One night, I tried to look at Dusk Network through a deliberately heavy question: could a blockchain realistically become trusted infrastructure for European banks? Not as a pilot program or innovation lab experiment, but as a system banks are comfortable relying on for years.
Once you strip away crypto narratives and look through a European lens—where regulation, privacy, and operational stability dominate—Dusk starts to make a lot of sense.
European banking is fundamentally different from crypto-native markets and even from the US. Banks here operate under strict frameworks like GDPR, MiFID, AML, and KYC, combined with deeply conservative risk cultures. Their problem isn’t outdated technology. It’s the lack of technology that works within these constraints.
Most public blockchains fall short not because they’re weak, but because their default transparency clashes with how European finance works. In banking, transparency doesn’t mean everyone sees everything. It means that the appropriate authority can see the necessary information when required. Broadcasting all data to an entire network is not transparency—it’s a compliance nightmare.
Dusk was built with this reality in mind. Its privacy model isn’t about hiding from rules; it’s about controlling information flow. Zero-knowledge proofs are used to demonstrate compliance without exposing underlying data. For European banks, this distinction is critical. “Prove without revealing” aligns far better with regulatory logic than systems that are public by default and restrictive by exception.
GDPR alignment further strengthens Dusk’s position. GDPR doesn’t ban data usage—it demands purpose limitation, minimal exposure, and responsible handling. Public blockchains often struggle here because immutability conflicts with data minimization and erasure rights. By avoiding the storage of sensitive data on-chain in the first place, Dusk sidesteps this conflict at a foundational level. The chain holds proofs, not personal data.
From a practical standpoint, banks aren’t looking for permissionless DeFi. They want faster settlement, cleaner reporting, fewer intermediaries, and lower operational friction. Use cases like digital securities, interbank transfers, repos, and real-world assets all require controlled privacy. Dusk is optimized for these needs, unlike chains built primarily for retail speculation.
There’s also an underrated factor: cultural alignment. Dusk emerged from Europe and reflects European regulatory thinking. It doesn’t market itself as a system designed to overthrow finance, but as one meant to integrate with it. That matters. Banks choose infrastructure they can justify to regulators, auditors, and board members—not just what looks impressive on a benchmark.

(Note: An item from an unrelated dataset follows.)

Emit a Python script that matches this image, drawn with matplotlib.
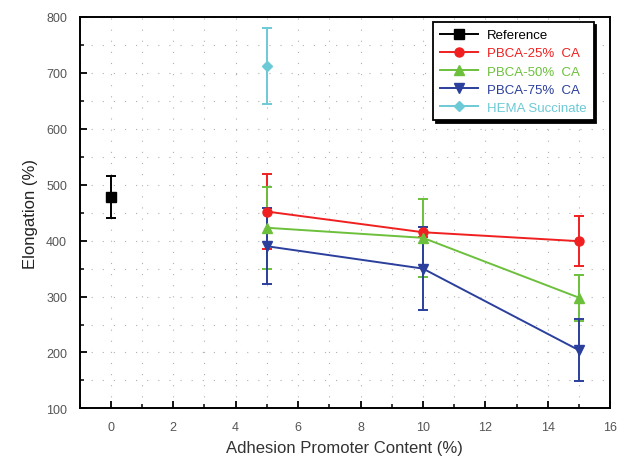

That said, becoming a “standard” in European banking is extraordinarily hard. Banks don’t replace core systems quickly. They demand years of testing, audits, certifications, and operational proof. No serious institution adopts infrastructure based on a whitepaper and a good testnet alone.
This is where Dusk faces both opportunity and risk. Its focus on stability over hype is a strength, but slow adoption can also mean a smaller ecosystem and fewer tools—something banks care about deeply. Institutions rarely want to be the first or only users of a platform.
A more realistic future is not Dusk replacing everything, but Dusk becoming one of several standard layers. Public chains may handle open settlement, while Dusk handles private execution, compliance logic, and sensitive data processing. In this model, Dusk doesn’t compete head-on with Ethereum. It specializes in what Ethereum cannot do without compromising its own design.
The arrival of European CBDCs could make this even more relevant. As banks begin processing massive volumes of transactional data, full transparency becomes impractical. A privacy-preserving infrastructure like Dusk could serve as a critical layer above CBDCs, handling complex logic without forcing banks to rebuild everything internally.
The biggest challenge for Dusk isn’t technology—it’s endurance. European banks move slowly, while crypto markets demand quick results. For Dusk to succeed, its governance and tokenomics must support years of quiet progress without constant attention.
So, does Dusk have the potential to become a foundational blockchain for European banks? I believe it does—but not in the way crypto usually imagines. Not loud adoption, not massive TVL, but gradual, modular integration.
One day, a bank may simply say, “This process runs on blockchain, and that layer is Dusk.” It won’t trend on social media. But it will signal something far more important: that Dusk is building infrastructure trusted by systems that cannot afford to fail.
And in European finance, that kind of trust matters more than hype ever will.